Kristie Kannaley, Masters Student
Kristie Kannaley is a 2nd year student in the Master of Speech Pathology program in the Department of Communication Sciences and Disorders (COMD). She is a student scholar of the Healthy Brain Research Network and also works as a research assistant at the university’s Aphasia lab. Kristie completed her MA degree in linguistics and earned a graduate certificate in Teaching English as a Foreign Language. She transitioned to COMD to develop skills and competencies for working with older adults in a clinical setting as a speech-language pathologist. Kristie is interested in caregiver support/education, patient advocacy, cognitive retraining, and feeding and swallowing interventions.
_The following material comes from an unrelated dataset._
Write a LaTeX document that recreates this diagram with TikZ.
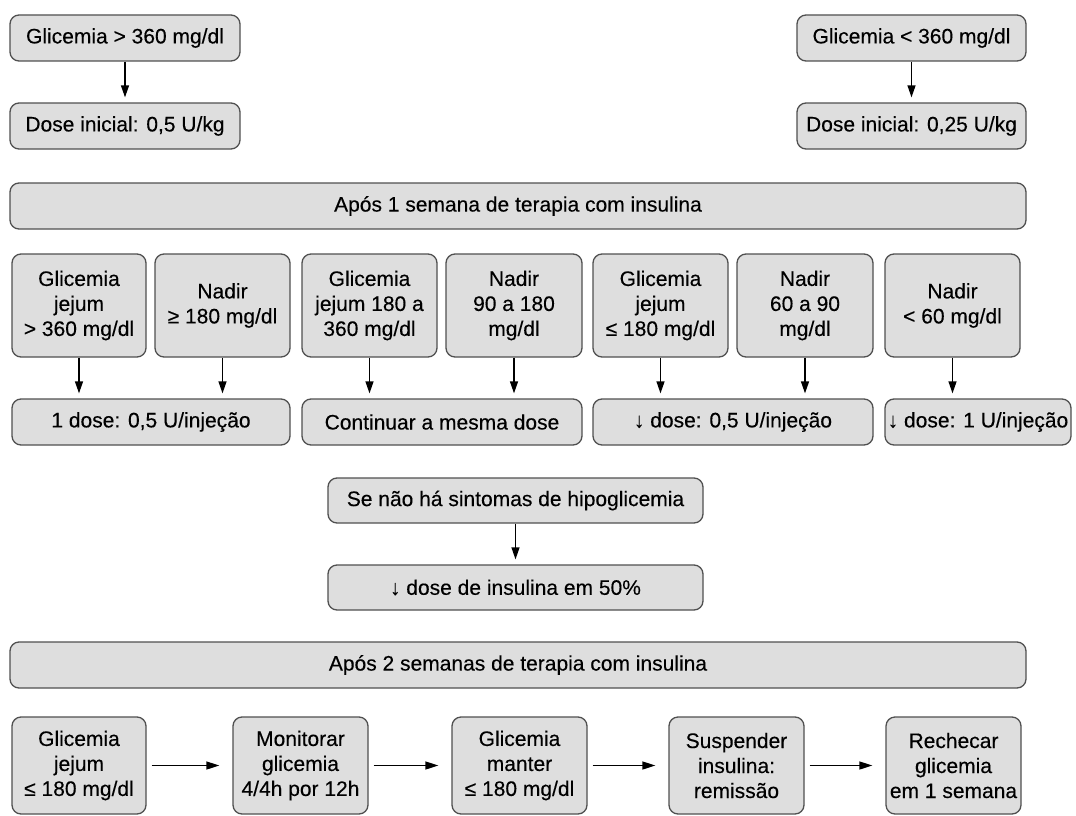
\documentclass[tikz,border=0pt]{standalone}
\usepackage{fontspec}
\setmainfont[FakeBold=0.25]{Liberation Sans}
\usetikzlibrary{arrows.meta}
\definecolor{boxfill}{HTML}{DEDEDE}
\definecolor{boxdraw}{HTML}{505050}
\tikzset{
  box/.style={draw=boxdraw, fill=boxfill, line width=1.3pt, rounded corners=9pt,
    inner sep=0pt, align=center, minimum height=46pt,
    font=\fontsize{21}{25}\selectfont},
  tall/.style={minimum height=103pt},
  arr/.style={line width=1.3pt, -{Triangle[length=12pt,width=8pt]}, shorten >=5pt},
  harr/.style={line width=1.3pt, -{Triangle[length=13pt,width=8pt]}, shorten >=13pt, shorten <=5pt},
}
\begin{document}
\begin{tikzpicture}[x=1pt,y=-1pt]
\useasboundingbox[fill=white] (0,0) rectangle (1076,816);
% row 1-2
\node[box, minimum width=230pt] (a1) at (125,38) {Glicemia > 360 mg/dl};
\node[box, minimum width=229pt] (a2) at (911.5,38) {Glicemia < 360 mg/dl};
\node[box, minimum width=230pt] (b1) at (125,126) {Dose inicial: 0,5 U/kg};
\node[box, minimum width=229pt] (b2) at (911.5,126) {Dose inicial: 0,25 U/kg};
\draw[arr] (a1) -- (b1);
\draw[arr] (a2) -- (b2);
% semana 1
\node[box, minimum width=1016pt] (s1) at (518,206) {Após 1 semana de terapia com insulina};
% row 4
\node[box, tall, minimum width=134pt] (c1) at (79,305.5) {Glicemia\\jejum\\> 360 mg/dl};
\node[box, tall, minimum width=135pt] (c2) at (222.5,305.5) {Nadir\\≥ 180 mg/dl};
\node[box, tall, minimum width=135pt] (c3) at (369.5,305.5) {Glicemia\\jejum 180 a\\360 mg/dl};
\node[box, tall, minimum width=136pt] (c4) at (514,305.5) {Nadir\\90 a 180\\mg/dl};
\node[box, tall, minimum width=135pt] (c5) at (660.5,305.5) {Glicemia\\jejum\\≤ 180 mg/dl};
\node[box, tall, minimum width=136pt] (c6) at (805,305.5) {Nadir\\60 a 90\\mg/dl};
\node[box, tall, minimum width=135pt] (c7) at (952.5,305.5) {Nadir\\< 60 mg/dl};
% row 5
\node[box, minimum width=278pt] (d1) at (151,422) {1 dose: 0,5 U/injeção};
\node[box, minimum width=280pt] (d2) at (442,422) {Continuar a mesma dose};
\node[box, minimum width=280pt] (d3) at (733,422) {↓ dose: 0,5 U/injeção};
\node[box, minimum width=186pt] (d4) at (978,422) {↓ dose: 1 U/injeção};
\foreach \c/\d in {c1/d1,c2/d1,c3/d2,c4/d2,c5/d3,c6/d3,c7/d4}
  \draw[arr] (\c.south) -- (\c.south |- \d.north);
% hipoglicemia
\node[box, minimum width=375pt, minimum height=45pt] (e1) at (515.5,500.5) {Se não há sintomas de hipoglicemia};
\node[box, minimum width=375pt, minimum height=45pt] (e2) at (515.5,587.5) {↓ dose de insulina em 50\%};
\draw[arr] (e1) -- (e2);
% semana 2
\node[box, minimum width=1016pt] (s2) at (518,665) {Após 2 semanas de terapia com insulina};
% row 8
\node[box, minimum width=134pt, minimum height=97pt] (f1) at (79,765.5) {Glicemia\\jejum\\≤ 180 mg/dl};
\node[box, minimum width=135pt, minimum height=97pt] (f2) at (300.5,765.5) {Monitorar\\glicemia\\4/4h por 12h};
\node[box, minimum width=135pt, minimum height=97pt] (f3) at (519.5,765.5) {Glicemia\\manter\\≤ 180 mg/dl};
\node[box, minimum width=135pt, minimum height=97pt] (f4) at (736.5,765.5) {Suspender\\insulina:\\remissão};
\node[box, minimum width=135pt, minimum height=97pt] (f5) at (953.5,765.5) {Rechecar\\glicemia\\em 1 semana};
\draw[harr] (f1) -- (f2);
\draw[harr] (f2) -- (f3);
\draw[harr] (f3) -- (f4);
\draw[harr] (f4) -- (f5);
\end{tikzpicture}
\end{document}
She is also interested in the development of clear strategies and techniques to help individuals with dementia live more empowered lives. Kristie plans to pursue a career in the medical field following graduation.
Kate Olscamp, Masters Student
Kate Olscamp, a masters student in public health, is interested in the connection between physical activity and brain health, specifically how being active promotes positive mental health and cognitive functioning across the lifespan. She looks forward to studying the relationship between exercise and dementia, particularly in terms of how the connection is communicated to target groups. After graduation, Kate hopes to work within a government agency or nonprofit organization that strives to increase physical activity as a means of promoting optimal aging and cognitive health.
Weizhou Tang, Doctoral Student
Weizhou Tang is a PhD candidate from the College of Social Work who works with Dr. Friedman's team as a Healthy Brain Research Network scholar member. She also completed the Certificate of Graduate Study in Health Communication from the Arnold School of Public Health in Fall 2016. Weizhou’s current research interests are around family caregivers of persons with Alzheimer’s disease. She is mostly interested in using quantitative research methods to understand caregivers’ mental health across ethnic populations, and how it relates to coping skills, perceived social support, and care recipients’ behavioral problems. In addition, she would like to promote public awareness of cognitive health through effective health communication techniques.
Jameson Sofge, Doctoral Student
Jameson Sofge is a PhD candidate in the Department of Epidemiology and Biostatistics in the Arnold School of Public Health. He received an MS in Biomedical Sciences from Auburn University in 2014. He has also completed the Dementia Dialogues training program. Jameson’s current research interests focus on the impact of poor sleep, chronic stress, and chronic inflammation on Alzheimer's disease risk.